The aim of this note is to sketch a proof of the following result: there is a meromorphic continuation of \(\sum_{\{\log_\beta n\}<\log_\beta \alpha}n^{-s}\) to the whole plane if and only if \(\beta\) is a Pisot number, \(\alpha\in \mathbb{Q}(\beta)\), and either the second largest conjugate of \(\beta\) is real or the conjugate of \(\alpha\), corresponding to the second largest conjugate of \(\beta\) is positive. More precisely, the related sum \(\sum\{\log_\beta n/\alpha\}n^{-s}\) admits a meromorphic continuation to the whole plane if and only if \(\beta\) is a Pisot or a Salem number, and \(\alpha\in \mathbb{Q}(\beta)\); if \(\alpha\in{\mathcal M}_\beta:= \mathbb{Z}[1/\beta]/ f'(\beta)\) (\(f\) denotes the minimal polynomial of \(\beta\)), there is an analytic continuation if and only if the second largest conjugate of \(\beta\) is real; if \(\alpha\notin{\mathcal M}_\beta\), then for \(\beta\) a Pisot number there is a continuation if and only if there is an \(m\in \mathbb{Z}\) such that \(\text{trace} (m\alpha\beta^k)\) is an integer not divisible by \(m\) for all large \(k\).

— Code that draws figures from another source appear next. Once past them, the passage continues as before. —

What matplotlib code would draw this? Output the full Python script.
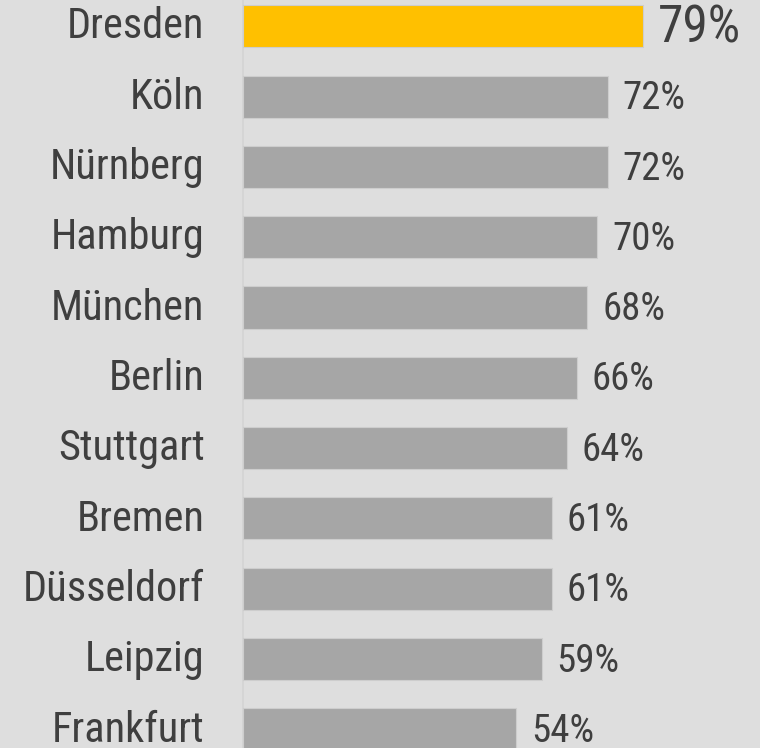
import matplotlib
matplotlib.use("Agg")
import matplotlib.pyplot as plt
import numpy as np

# data
cities = ["Dresden", "Köln", "Nürnberg", "Hamburg", "München", "Berlin",
          "Stuttgart", "Bremen", "Düsseldorf", "Leipzig", "Frankfurt"]
values = [79, 72, 72, 70, 68, 66, 64, 61, 61, 59, 54]
highlight = "Dresden"

bg = "#dedede"
bar_grey = "#a6a6a6"
yellow = "#ffc000"
txt = "#3f3f3f"
fonts = ["Roboto Condensed", "DejaVu Sans"]

fig = plt.figure(figsize=(7.6, 7.48), dpi=100, facecolor=bg)
ax = fig.add_axes([0, 0, 1, 1])
ax.set_facecolor(bg)

y = np.arange(len(cities))
colors = [yellow if c == highlight else bar_grey for c in cities]
ax.barh(y, values, height=0.6, color=colors, edgecolor="#cdcdcd", linewidth=0.8)

ax.axvline(0, color="#d4d4d4", lw=1.2, zorder=0)

for i, (c, v) in enumerate(zip(cities, values)):
    big = c == highlight
    ax.text(-7.6, i + 0.01, c, ha="right", va="center", fontsize=30.5,
            color=txt, family=fonts)
    ax.text(v + 2.9, i + 0.03, f"{v}%", ha="left", va="center",
            fontsize=37 if big else 28, color=txt, family=fonts)

ax.set_xlim(-48.0, 102.1)
ax.set_ylim(10.266, -0.374)
ax.axis("off")

fig.savefig("out.png", dpi=100, facecolor=bg)
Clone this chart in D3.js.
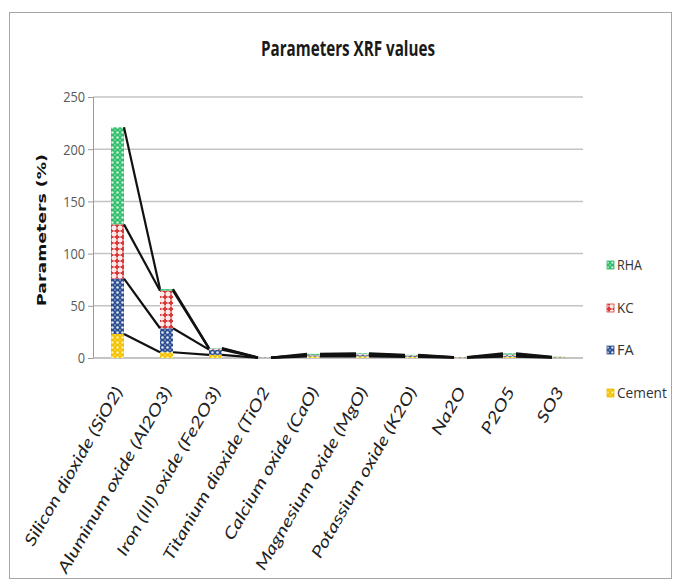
<!DOCTYPE html>
<html><head><meta charset="utf-8">
<script src="https://cdn.jsdelivr.net/npm/d3@7"></script>
<style>body{margin:0;background:#fff}svg{display:block}</style>
</head><body>
<svg id="c" width="674" height="579"></svg>
<script>
const categories = ["Silicon dioxide (SiO2)","Aluminum oxide (Al2O3)","Iron (III) oxide (Fe2O3)","Titanium dioxide (TiO2","Calcium oxide (CaO)","Magnesium oxide (MgO)","Potassium oxide (K2O)","Na2O","P2O5","SO3"];
const seriesNames = ["Cement","FA","KC","RHA"];
const cementValues = [23, 5.5, 3, 0.1, 1.5, 1.5, 1, 0.3, 1.2, 0.4];
const faValues     = [53, 23, 5, 0.2, 1, 1.2, 0.8, 0.2, 1, 0.2];
const kcValues     = [52, 36, 1, 0.1, 0.5, 1, 0.7, 0.2, 1, 0.2];
const rhaValues    = [93, 1.5, 0.5, 0.1, 1, 0.8, 0.5, 0.1, 1.3, 0.4];
const yTicks = [0,50,100,150,200,250];

const svg = d3.select("#c");
svg.append("rect").attr("x",9.5).attr("y",12.5).attr("width",662).attr("height",566)
  .attr("fill","#fff").attr("stroke","#a6a6a6").attr("stroke-width",1);

const x = d3.scaleBand().domain(categories).range([93,583]).paddingInner(0.735).paddingOuter(0.3675);
const y = d3.scaleLinear().domain([0,250]).range([358,97]);

// patterns
const defs = svg.append("defs");
function dotPattern(id,bg,dot){
  const p=defs.append("pattern").attr("id",id).attr("patternUnits","userSpaceOnUse").attr("width",5).attr("height",5);
  p.append("rect").attr("width",5).attr("height",5).attr("fill",bg);
  p.append("circle").attr("cx",2.5).attr("cy",2.5).attr("r",1.3).attr("fill",dot);
  [[0,0],[5,5],[0,5],[5,0]].forEach(([a,b])=>p.append("circle").attr("cx",a).attr("cy",b).attr("r",0.7).attr("fill",dot));
}
dotPattern("pCement","#f2c200","#fff3a8");
dotPattern("pFA","#2e4f8f","#dfe8f5");
dotPattern("pRHA","#33bd6c","#c8f3d8");
{
  const p=defs.append("pattern").attr("id","pKC").attr("patternUnits","userSpaceOnUse").attr("width",6).attr("height",6);
  p.append("rect").attr("width",6).attr("height",6).attr("fill","#fbeaea");
  p.append("rect").attr("x",2).attr("y",0.5).attr("width",2).attr("height",5).attr("fill","#d63a3a");
  p.append("rect").attr("x",0.5).attr("y",2).attr("width",5).attr("height",2).attr("fill","#d63a3a");
}
const fills = {Cement:"url(#pCement)",FA:"url(#pFA)",KC:"url(#pKC)",RHA:"url(#pRHA)"};
const legendSwatch = {Cement:"#e8b800",FA:"#2e4f8f",KC:"#d63a3a",RHA:"#2fb565"};

// gridlines
svg.append("g").selectAll("line").data(yTicks.filter(d=>d>0)).join("line")
  .attr("x1",93).attr("x2",583).attr("y1",d=>y(d)).attr("y2",d=>y(d))
  .attr("stroke","#c4c4c4").attr("stroke-width",1.5);

// axis
const yAxis = d3.axisLeft(y).tickValues(yTicks).tickSize(5).tickPadding(6);
const gy = svg.append("g").attr("transform","translate(93,0)").call(yAxis);
gy.select(".domain").attr("stroke","#9a9a9a");
gy.selectAll(".tick line").attr("stroke","#9a9a9a");
gy.selectAll("text").attr("font-family","Open Sans, sans-serif").attr("font-size",15).attr("fill","#595959")
  .attr("transform","scale(0.85,1)").attr("x",-8/0.85);
svg.append("line").attr("x1",93).attr("x2",583).attr("y1",y(0)).attr("y2",y(0)).attr("stroke","#b0b0b0").attr("stroke-width",1.5);

// stack
const rows = categories.map((c,i)=>({cat:c,Cement:cementValues[i],FA:faValues[i],KC:kcValues[i],RHA:rhaValues[i]}));
const stacked = d3.stack().keys(seriesNames)(rows);

svg.append("g").selectAll("g").data(stacked).join("g")
  .attr("fill",d=>fills[d.key])
  .selectAll("rect").data(d=>d).join("rect")
  .attr("x",d=>x(d.data.cat)).attr("width",x.bandwidth())
  .attr("y",d=>y(d[1])).attr("height",d=>Math.max(0,y(d[0])-y(d[1])));

// series lines
const lg = svg.append("g").attr("stroke","#111").attr("stroke-width",2.2).attr("fill","none");
stacked.forEach(s=>{
  for(let i=0;i<s.length-1;i++){
    lg.append("line")
      .attr("x1",x(s[i].data.cat)+x.bandwidth()).attr("y1",y(s[i][1]))
      .attr("x2",x(s[i+1].data.cat)).attr("y2",y(s[i+1][1]));
  }
});

// title
svg.append("text").attr("x",348).attr("y",56).attr("text-anchor","middle")
  .attr("font-family","Open Sans, sans-serif").attr("font-weight",700).attr("font-size",22)
  .attr("fill","#1a1a1a").attr("textLength",174).attr("lengthAdjust","spacingAndGlyphs")
  .text("Parameters XRF values");

// y title
svg.append("text").attr("transform","translate(46,230) rotate(-90)").attr("text-anchor","middle")
  .attr("font-family","DejaVu Sans, sans-serif").attr("font-weight","bold").attr("font-size",13)
  .attr("fill","#111").attr("textLength",152).attr("lengthAdjust","spacingAndGlyphs")
  .text("Parameters (%)");

// x labels
svg.append("g").selectAll("text").data(categories).join("text")
  .attr("transform",d=>`translate(${x(d)+x.bandwidth()/2+6},${391}) rotate(-60) scale(1.3,1)`)
  .attr("text-anchor","end")
  .attr("font-family","Lato, sans-serif").attr("font-style","italic").attr("font-size",16)
  .attr("fill","#222").text(d=>d);

// legend
const legendOrder = ["RHA","KC","FA","Cement"];
const legendY = {RHA:265,KC:308,FA:350,Cement:393};
const lgd = svg.append("g");
legendOrder.forEach(k=>{
  lgd.append("rect").attr("x",607).attr("y",legendY[k]-4).attr("width",7).attr("height",8).attr("fill",fills[k]).attr("stroke",legendSwatch[k]).attr("stroke-width",0.8);
  lgd.append("text").attr("x",617).attr("y",legendY[k]+5)
    .attr("font-family","Open Sans, sans-serif").attr("font-size",15).attr("fill","#333")
    .attr("textLength",k.length*8.3).attr("lengthAdjust","spacingAndGlyphs").text(k);
});
</script>
</body></html>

This study is motivated by Duncan’s approach to Benford’s law [R. L. Duncan, Fibonacci Q. 7, 474-475 (1969; Zbl 0215.06706)] and by the lattice point problem under a logarithmic curve.
This note also contains a criterion for a polynomial of the form \(X^{n+1}+ aX^n+ bX+c\) to be the minimal polynomial of a Pisot number whose second largest conjugate is real.